A student's question

It's funny how being asked a simple, innocent question can affect your thinking.  It's usually some kid asking and suddenly you're plowing a field that has long since lay fallow.  That happened to me yesterday.  A young, ambitious student was talking about participating as a guitarist in a youth orchestra.  When I offhandedly commented that I had never performed with an orchestra and had even turned down one opportunity he was flabbergasted.  You would have thought that I had just set fire to a winning lottery ticket.  "Why??" he blurted.

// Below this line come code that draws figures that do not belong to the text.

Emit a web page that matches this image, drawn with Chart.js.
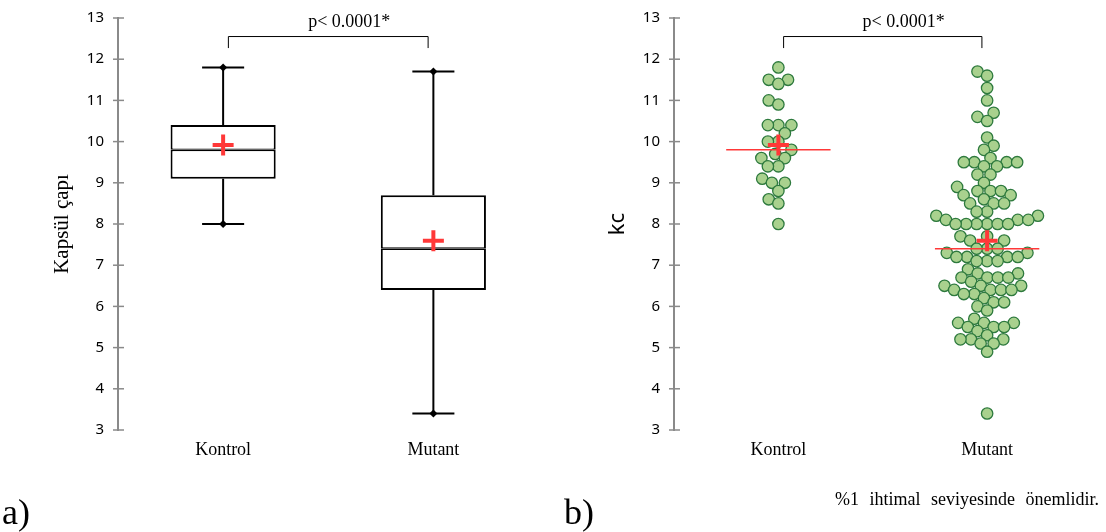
<!DOCTYPE html>
<html>
<head>
<meta charset="utf-8">
<script src="https://cdn.jsdelivr.net/npm/chart.js@4.4.1/dist/chart.umd.min.js"></script>
<style>
  html, body { margin: 0; padding: 0; background: #fff; }
  #wrap { position: relative; width: 1106px; height: 532px; overflow: hidden; }
  .panel { position: absolute; top: 0; width: 553px; height: 532px; }
  #panelA { left: 0; }
  #panelB { left: 553px; }
  .tag { position: absolute; font-family: "Liberation Serif", serif; font-size: 36px; line-height: 1; color: #000; }
  .note { position: absolute; font-family: "Liberation Serif", serif; font-size: 18px; line-height: 1; color: #000; word-spacing: 6px; white-space: nowrap; }
</style>
</head>
<body>
<div id="wrap">
  <div class="panel" id="panelA"><canvas id="boxChart"></canvas></div>
  <div class="panel" id="panelB"><canvas id="dotChart"></canvas></div>
  <div class="tag" style="left:2px; top:494px;">a)</div>
  <div class="tag" style="left:564px; top:494px;">b)</div>
  <div class="note" id="note" style="left:835px; top:490px;"></div>
</div>
<script>
const groups = ["Kontrol", "Mutant"];

const kontrolValues = [
  11.8, 11.5, 11.5, 11.4, 11.0, 10.9, 10.4, 10.4, 10.4, 10.2, 10.0, 10.0, 9.8,
  9.7, 9.6, 9.6, 9.4, 9.4, 9.1, 9.0, 9.0, 8.8, 8.6, 8.5, 8.0,
];

const mutantValues = [
  11.7, 11.6, 11.3, 11.0, 10.7, 10.6, 10.5, 10.1, 9.9, 9.8, 9.6,
  9.5, 9.5, 9.5, 9.5, 9.4, 9.4, 9.2, 9.2, 9.0, 8.9, 8.8, 8.8, 8.8,
  8.7, 8.7, 8.6, 8.5, 8.5, 8.5, 8.3, 8.3, 8.2, 8.2, 8.1, 8.1, 8.1,
  8.0, 8.0, 8.0, 8.0, 8.0, 8.0,
  7.7, 7.7, 7.6, 7.6, 7.4, 7.4, 7.4, 7.3, 7.3, 7.2, 7.2, 7.2, 7.2, 7.1, 7.1, 7.1,
  6.9, 6.8, 6.8, 6.7, 6.7, 6.7, 6.7, 6.6, 6.5, 6.5, 6.5, 6.4, 6.4, 6.4, 6.4,
  6.3, 6.3, 6.2, 6.1, 6.1, 6.0, 5.9,
  5.7, 5.6, 5.6, 5.6, 5.5, 5.5, 5.5, 5.4, 5.3, 5.2, 5.2, 5.2, 5.1, 5.1, 4.9, 3.4,
];

const yMin = 3;
const yMax = 13;
const yStep = 1;

const pLabel = "p< 0.0001*";
const boxTitle = "Kapsül çapı";
const dotTitle = "kc";
const noteText = "%1 ihtimal seviyesinde önemlidir.";

document.getElementById("note").textContent = noteText;

const AXIS_GRAY = "#8a8a8a";
const RED = "#ff3838";
const SERIF = "'Liberation Serif', 'Times New Roman', serif";
const SANS = "'Noto Sans', 'Open Sans', sans-serif";
const GAP = { x: NaN, y: NaN }; // breaks a line between segments

// quantile with linear interpolation between order statistics
function quantile(sorted, p) {
  const pos = (sorted.length - 1) * p;
  const lo = Math.floor(pos);
  const hi = Math.ceil(pos);
  return sorted[lo] + (sorted[hi] - sorted[lo]) * (pos - lo);
}

function summary(values) {
  const s = [...values].sort((a, b) => a - b);
  return {
    min: s[0],
    q1: quantile(s, 0.25),
    median: quantile(s, 0.5),
    q3: quantile(s, 0.75),
    max: s[s.length - 1],
    mean: s.reduce((a, b) => a + b, 0) / s.length,
  };
}

const stats = [summary(kontrolValues), summary(mutantValues)];

// y axis ticks cross the axis line: draw the inner half here
const crossTicks = {
  id: "crossTicks",
  afterDraw(chart) {
    const y = chart.scales.y;
    const ctx = chart.ctx;
    const x0 = y.right;
    ctx.save();
    ctx.strokeStyle = AXIS_GRAY;
    ctx.lineWidth = 1.5;
    y.ticks.forEach((t, i) => {
      const py = y.getPixelForTick(i);
      ctx.beginPath();
      ctx.moveTo(x0 - 5, py);
      ctx.lineTo(x0 + 6, py);
      ctx.stroke();
    });
    ctx.restore();
  },
};

// significance bracket between the two groups
const bracket = {
  id: "bracket",
  afterDatasetsDraw(chart) {
    const { x, y } = chart.scales;
    const ctx = chart.ctx;
    const xl = x.getPixelForValue(0.025);
    const xr = x.getPixelForValue(0.975);
    const yTop = y.getPixelForValue(12.55);
    const yLeg = y.getPixelForValue(12.27);
    ctx.save();
    ctx.strokeStyle = "#000";
    ctx.lineWidth = 1;
    ctx.beginPath();
    ctx.moveTo(xl, yLeg);
    ctx.lineTo(xl, yTop);
    ctx.lineTo(xr, yTop);
    ctx.lineTo(xr, yLeg);
    ctx.stroke();
    ctx.fillStyle = "#000";
    ctx.font = "18px " + SERIF;
    ctx.textAlign = "center";
    ctx.textBaseline = "middle";
    ctx.fillText(pLabel, x.getPixelForValue(0.6), y.getPixelForValue(12.9));
    ctx.restore();
  },
};

function makeScales(title, titleFont, titlePad, axisWidth) {
  return {
    x: {
      type: "linear",
      min: -0.5,
      max: 1.5,
      offset: false,
      afterBuildTicks: (s) => {
        s.ticks = groups.map((g, i) => ({ value: i }));
      },
      afterFit: (s) => {
        s.height = 102;
      },
      ticks: {
        callback: (v) => groups[v],
        autoSkip: false,
        maxRotation: 0,
        color: "#000",
        padding: 9,
        font: { family: SERIF, size: 18 },
      },
      grid: { display: false, drawTicks: false, offset: false },
      border: { display: false },
    },
    y: {
      min: yMin,
      max: yMax,
      afterFit: (s) => {
        s.width = axisWidth;
      },
      ticks: {
        stepSize: yStep,
        color: "#000",
        padding: 9,
        font: { family: SANS, size: 15 },
      },
      grid: { display: false, drawTicks: true, tickLength: 5 },
      border: { display: true, color: AXIS_GRAY, width: 2 },
      title: {
        display: true,
        text: title,
        color: "#000",
        font: titleFont,
        padding: { top: titlePad, bottom: 0 },
      },
    },
  };
}

const commonOptions = {
  responsive: true,
  maintainAspectRatio: false,
  animation: false,
  events: [],
  plugins: { legend: { display: false }, tooltip: { enabled: false } },
};

// ---- a) box plot ----
const whiskerData = [];
const capData = [];
stats.forEach((st, i) => {
  whiskerData.push({ x: i, y: st.min }, { x: i, y: st.q1 }, GAP, { x: i, y: st.q3 }, { x: i, y: st.max }, GAP);
  capData.push({ x: i - 0.1, y: st.min }, { x: i + 0.1, y: st.min }, GAP, { x: i - 0.1, y: st.max }, { x: i + 0.1, y: st.max }, GAP);
});

// box drawn as two stacked floating bars so the shared edge is the median
const boxHalf = (lo, hi, inner) => ({
  backgroundColor: "#fff",
  borderColor: "#000",
  borderWidth: inner === "bottom"
    ? { top: 2, left: 2, right: 2, bottom: 1.4 }
    : { top: 1.4, left: 2, right: 2, bottom: 2 },
  borderSkipped: false,
  grouped: false,
  categoryPercentage: 1,
  barPercentage: 0.5,
  data: stats.map((st, i) => ({ x: i, y: [st[lo], st[hi]] })),
});

const boxChart = new Chart(document.getElementById("boxChart"), {
  type: "bar",
  data: {
    datasets: [
      {
        type: "scatter",
        label: "mean",
        data: stats.map((st, i) => ({ x: i, y: st.mean })),
        pointStyle: "cross",
        pointRadius: 10.5,
        pointBorderWidth: 4,
        pointBorderColor: RED,
        pointBackgroundColor: RED,
      },
      {
        type: "scatter",
        label: "ends",
        data: stats.flatMap((st, i) => [{ x: i, y: st.min }, { x: i, y: st.max }]),
        pointStyle: "rectRot",
        pointRadius: 4,
        pointBorderWidth: 0,
        pointBackgroundColor: "#000",
      },
      { label: "upper box", ...boxHalf("median", "q3", "bottom") },
      { label: "lower box", ...boxHalf("q1", "median", "top") },
      {
        type: "scatter",
        label: "caps",
        data: capData,
        showLine: true,
        spanGaps: false,
        borderColor: "#000",
        borderWidth: 2,
        pointRadius: 0,
      },
      {
        type: "scatter",
        label: "whiskers",
        data: whiskerData,
        showLine: true,
        spanGaps: false,
        borderColor: "#000",
        borderWidth: 2,
        pointRadius: 0,
      },
    ],
  },
  options: {
    ...commonOptions,
    layout: { padding: { top: 11, right: 9, left: 0, bottom: 0 } },
    scales: makeScales(boxTitle, { family: SERIF, size: 21 }, 50, 118),
  },
  plugins: [crossTicks, bracket],
});

// ---- b) dot plot with swarm layout ----
function swarmOffsets(values, toPx, diameter) {
  const order = values.map((v, i) => i).sort((a, b) => values[a] - values[b]);
  const placed = [];
  const out = new Array(values.length).fill(0);
  order.forEach((i) => {
    const py = toPx(values[i]);
    const near = placed.filter((p) => Math.abs(p.y - py) < diameter);
    const cands = [0];
    near.forEach((p) => {
      const dx = Math.sqrt(diameter * diameter - (p.y - py) ** 2);
      cands.push(p.x - dx, p.x + dx);
    });
    const ok = cands.filter((c) => near.every((p) => Math.hypot(p.x - c, p.y - py) >= diameter - 1e-6));
    ok.sort((a, b) => Math.abs(a) - Math.abs(b));
    out[i] = ok[0];
    placed.push({ x: ok[0], y: py });
  });
  return out;
}

const medianLines = [];
stats.forEach((st, i) => {
  medianLines.push({ x: i - 0.25, y: st.median }, { x: i + 0.25, y: st.median }, GAP);
});

const groupValues = [kontrolValues, mutantValues];

const dotChart = new Chart(document.getElementById("dotChart"), {
  type: "scatter",
  data: {
    datasets: [
      {
        label: "mean",
        data: stats.map((st, i) => ({ x: i, y: st.mean })),
        pointStyle: "cross",
        pointRadius: 10.5,
        pointBorderWidth: 4,
        pointBorderColor: RED,
      },
      {
        label: "median",
        data: medianLines,
        showLine: true,
        spanGaps: false,
        borderColor: RED,
        borderWidth: 1.5,
        pointRadius: 0,
      },
      ...groupValues.map((vals, g) => ({
        label: groups[g],
        data: vals.map((v) => ({ x: g, y: v })),
        pointRadius: 5.7,
        pointBorderWidth: 1.3,
        pointBackgroundColor: "#a9d18e",
        pointBorderColor: "#2e7a3e",
      })),
    ],
  },
  options: {
    ...commonOptions,
    layout: { padding: { top: 11, right: 6, left: 0, bottom: 0 } },
    scales: makeScales(dotTitle, { family: SANS, size: 22 }, 52, 121),
  },
  plugins: [crossTicks, bracket],
});

// spread each group's points sideways now that the scales are laid out
(function layoutSwarm() {
  const xs = dotChart.scales.x;
  const ys = dotChart.scales.y;
  const pxPerUnit = xs.getPixelForValue(1) - xs.getPixelForValue(0);
  groupValues.forEach((vals, g) => {
    const offs = swarmOffsets(vals, (v) => ys.getPixelForValue(v), 10.5);
    dotChart.data.datasets[2 + g].data = vals.map((v, i) => ({ x: g + offs[i] / pxPerUnit, y: v }));
  });
  dotChart.update("none");
})();
</script>
</body>
</html>
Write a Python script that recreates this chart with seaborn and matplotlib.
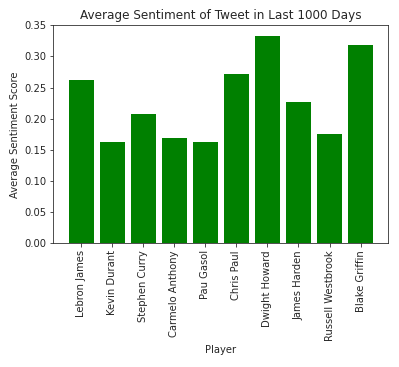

I completely understood his attitude.  It's an attitude I shared until about fifteen years ago.  But playing a concerto or other specialized repertoire with an orchestra takes an amazing amount of preparation.  It takes me longer than most because I've always been a bit of a slow study.  I need to budget my practice time carefully.  If I'm going to put that much effort into it, then I should have opportunities to perform it with multiple orchestras.  That just wasn't my situation at all.

It was the right decision at the time and I stand by it.  But as I look back over my career I have to reluctantly admit that I would have liked to have played with an orchestra once or twice.  Not just a pride or ego thing, but the joy of playing a couple of those lovely concertos.  I just wasn't willing to do the work at the expense of other things.

But now this simple question "Why?" sends my thoughts drifting backward through time contemplating this journey that I've been on.  In a couple of months I will be celebrating my 49th anniversary as a professional guitar teacher.  All those years ago it was simply a way to make a little extra money.  If you had told me then that it was going to be my career I would have scoffed at the prospect.  I had far bigger plans than to be "just" a guitar teacher.  It took me fourteen years to embrace this as a career and to recognize that the word "just" didn't belong.  Like I said, I'm a slow study.

The question is both simple and complicated.  Life, it seems, has it's own plans.  I was nudged onto a different path than the one I thought that I wanted and found myself in a much better place.  Sacrificing a few fleeting moments was a small price to pay.

These days I play at ceremonies or cocktail/dinner parties.  It's not as grand or sexy as playing in a concert or recital, but this type of playing suits me.  And I stay pretty busy.  But my priority is teaching.  I would rather prepare my students to play with an orchestra or perform a solo concert than to do it myself.  It's a greater privilege and far more satisfying.